Wednesday, October 12, 2011

ARCHIVED REVIEW: The Library at Night


The Library at Night
by Alberto Manguel

Ok so I have been done with this book for a while, so I can't really remember a lot of it. I'm grasping at fleeting impressions, and using a few notes I took.

This book examines libraries through the lens of different concepts: Library as Myth, Library as Space, Library as Power, Library as Identity, etc.

I was not prepared to like this book, as the author spent most of the first chapter expounding on how awesome libraries are, his in particular. But then he got into the historical bits and I loved it!

For example, there were public libraries dating back to ancient Rome. People would read aloud to themselves, before the idea of silent reading caught on, the Warburg library was cataloged more by the movement of the world soul than by logic. And that ancient libraries were very like our own:

“May Ishtar bless the reader who will not alter this tablet nor place it elsewhere in the library and may she denounce in anger he who dares withdraw it from the building.” – Mesopotamian tablet 7th cent B.C.

I also found it rather uncanny that when I was having difficulty cataloging the Luce, the book would talk about the difficulties of cataloging, and when I was running out of space, it would talk about the problems of fitting your books where they need to be.
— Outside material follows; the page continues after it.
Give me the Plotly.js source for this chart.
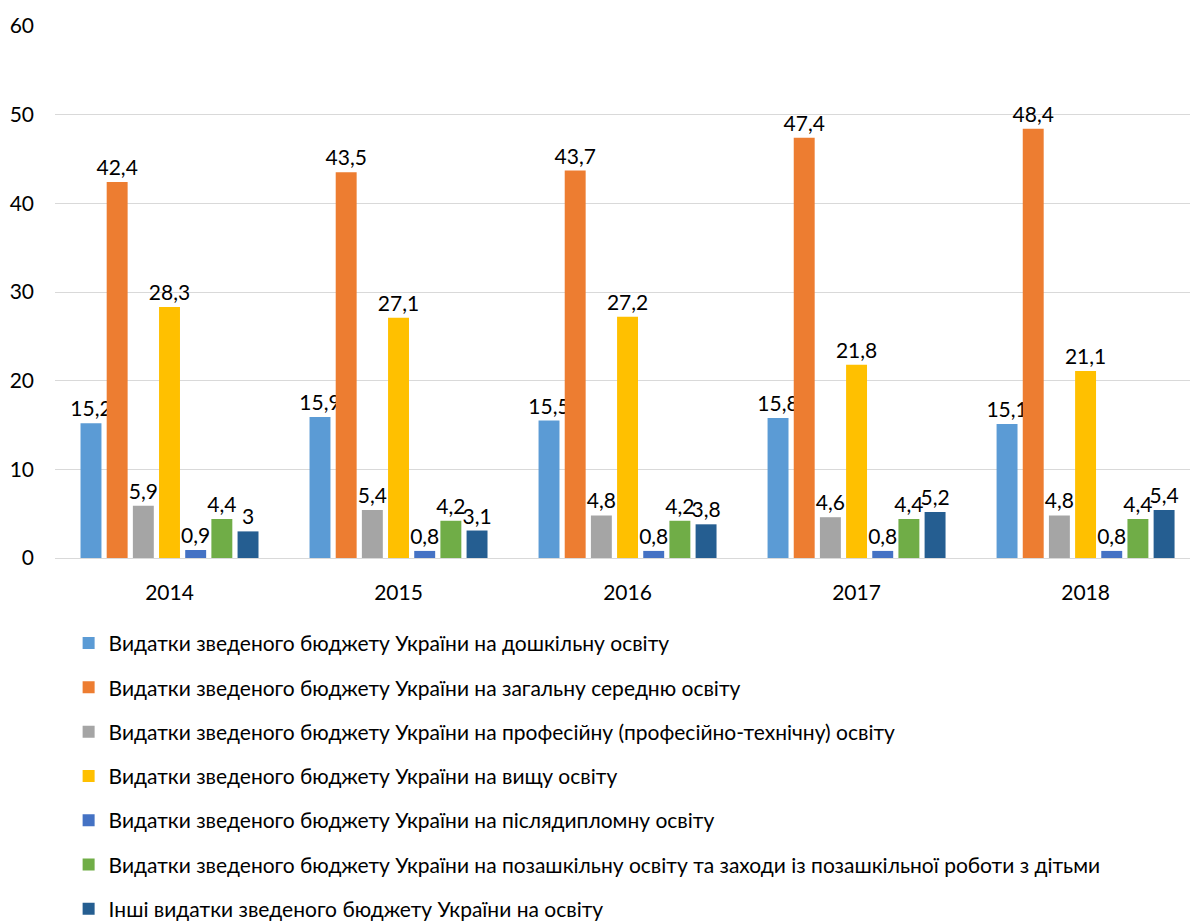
<!DOCTYPE html>
<html><head><meta charset="utf-8">
<script src="https://cdn.plot.ly/plotly-3.0.1.min.js"></script>
<style>html,body{margin:0;padding:0;background:#fff}#chart{width:1190px;height:923px}</style>
</head><body><div id="chart"></div>
<script>
const years = ['2014','2015','2016','2017','2018'];
const seriesNames = [
  'Видатки зведеного бюджету України на дошкільну освіту',
  'Видатки зведеного бюджету України на загальну середню освіту',
  'Видатки зведеного бюджету України на професійну (професійно-технічну) освіту',
  'Видатки зведеного бюджету України на вищу освіту',
  'Видатки зведеного бюджету України на післядипломну освіту',
  'Видатки зведеного бюджету України на позашкільну освіту та заходи із позашкільної роботи з дітьми',
  'Інші видатки зведеного бюджету України на освіту'
];
const preschool = [15.2, 15.9, 15.5, 15.8, 15.1];
const generalSecondary = [42.4, 43.5, 43.7, 47.4, 48.4];
const vocational = [5.9, 5.4, 4.8, 4.6, 4.8];
const higher = [28.3, 27.1, 27.2, 21.8, 21.1];
const postgraduate = [0.9, 0.8, 0.8, 0.8, 0.8];
const outOfSchool = [4.4, 4.2, 4.2, 4.4, 4.4];
const other = [3, 3.1, 3.8, 5.2, 5.4];
const seriesValues = [preschool, generalSecondary, vocational, higher, postgraduate, outOfSchool, other];
const colors = ['#5B9BD5','#ED7D31','#A5A5A5','#FFC000','#4472C4','#70AD47','#255E91'];

const FONT = 'Lato, "Open Sans", sans-serif';
const traces = seriesValues.map((vals, i) => ({
  type: 'bar',
  name: seriesNames[i],
  x: years,
  y: vals,
  marker: {color: colors[i]},
  text: vals.map(v => String(v).replace('.', ',')),
  textposition: 'outside',
  textangle: 0,
  constraintext: 'none',
  cliponaxis: false,
  textfont: {family: FONT, size: 21, color: '#000'},
  legendgroup: 'g' + i,
  hoverinfo: 'x+y+name'
}));

const layout = {
  width: 1190, height: 923,
  margin: {l: 55, r: 0, t: 26, b: 365, autoexpand: false},
  paper_bgcolor: '#fff', plot_bgcolor: '#fff',
  font: {family: FONT, size: 21, color: '#000'},
  barmode: 'group',
  bargap: 0.2,
  bargroupgap: 0.2,
  separators: ', ',
  xaxis: {
    type: 'category',
    range: [-0.5, 4.456],
    showgrid: false,
    showline: true, linecolor: '#D9D9D9', linewidth: 1,
    ticks: '', ticklabelstandoff: 16,
    tickfont: {family: FONT, size: 21, color: '#000'}
  },
  yaxis: {
    range: [0, 60],
    dtick: 10,
    showgrid: true, gridcolor: '#D9D9D9', gridwidth: 1,
    zeroline: true, zerolinecolor: '#D9D9D9', zerolinewidth: 1,
    showline: false, ticks: '', ticklabelstandoff: 20,
    tickfont: {family: FONT, size: 21, color: '#000'}
  },
  showlegend: true,
  legend: {
    orientation: 'v',
    x: 0.012, xanchor: 'left',
    y: -0.122, yanchor: 'top',
    tracegroupgap: 14,
    traceorder: 'grouped',
    font: {family: FONT, size: 21, color: '#000'},
    itemwidth: 30,
    bgcolor: 'rgba(0,0,0,0)'
  }
};
Plotly.newPlot('chart', traces, layout, {staticPlot: true, displayModeBar: false});
</script></body></html>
And it had great quotes and ideas:

“If an image of the cosmos can be assembled and preserved under a single roof (as King Ptolemy must have thought) then every detail of that image – a grain of sand, a drop of water, the king himself – will have a place there, recorded in words by a poet, a storyteller, a historian, forever, or at least as long as there are readers who may one day open the appointed page. There is a line of poetry, a sentence in a fable, a word in an essay, why which my existence is justified; find that line and my immortality is assured.”

“According to an early hadith, or Islamic tradition, “one scholar is more powerful against the Devil than a thousand worshipers.”
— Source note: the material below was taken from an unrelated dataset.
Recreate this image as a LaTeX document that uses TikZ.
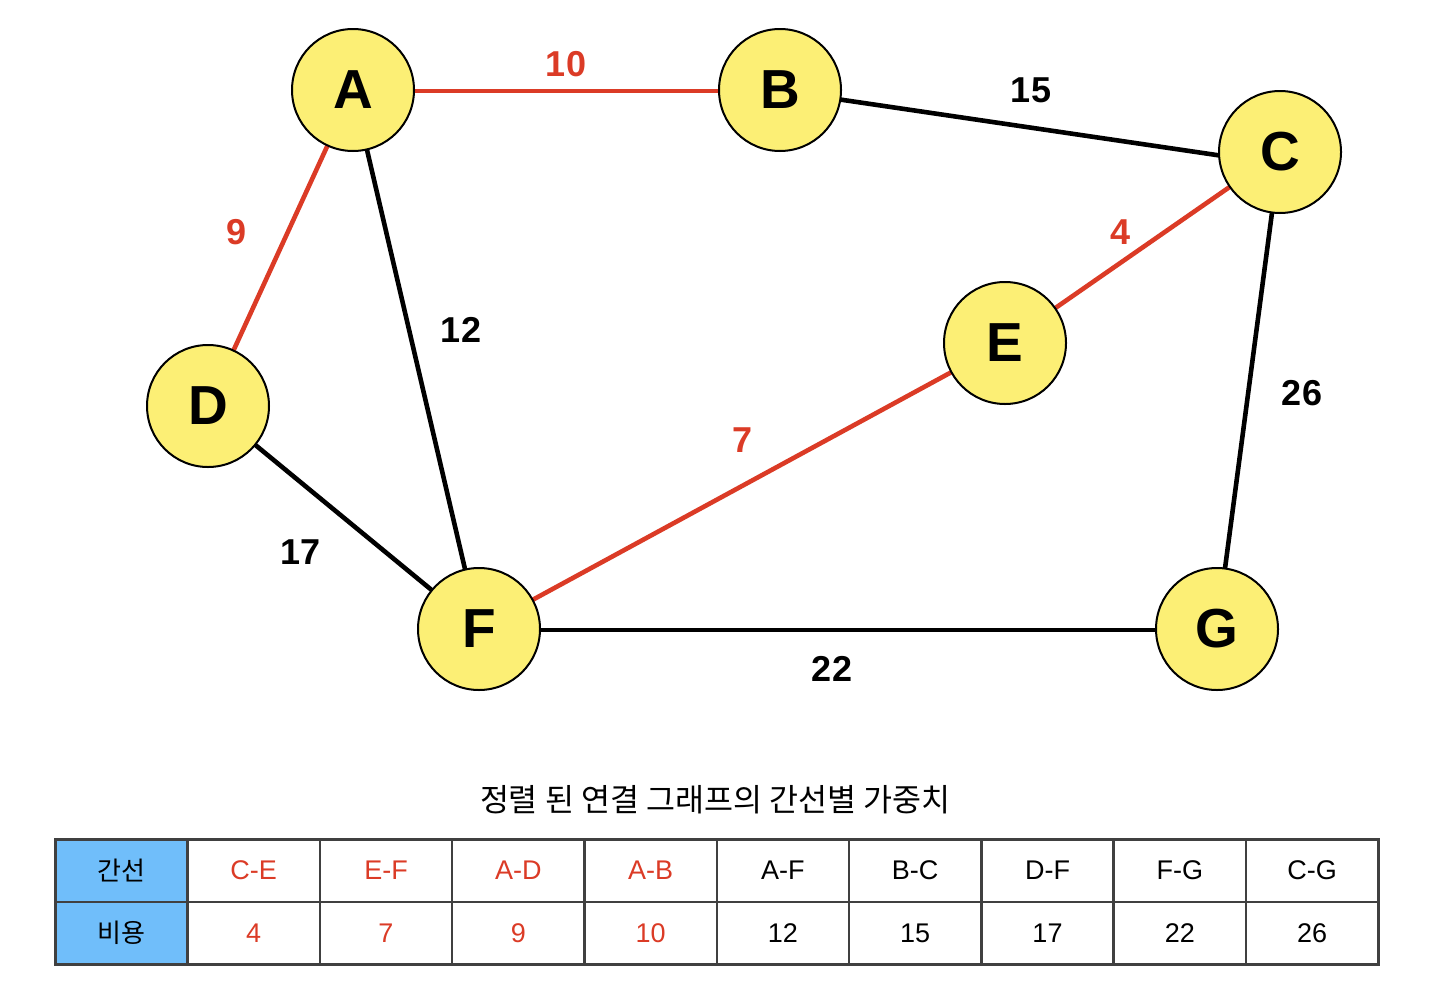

“A library’s value was determined only by its contents and the use readers made of that contents, not by the rarity of its treasures.”

“There is an unbridgeable chasm between the book that tradition has declared a classic and the book (the same book) that we have made ourselves through instinct, emotion and understanding: suffered through it, rejoiced in it, translated it into our experience and (notwithstanding the layers of readings with which a new book comes into our hands) essentially become its first discoverers, an experience as astonishing as finding Friday’s footprints in the sand.”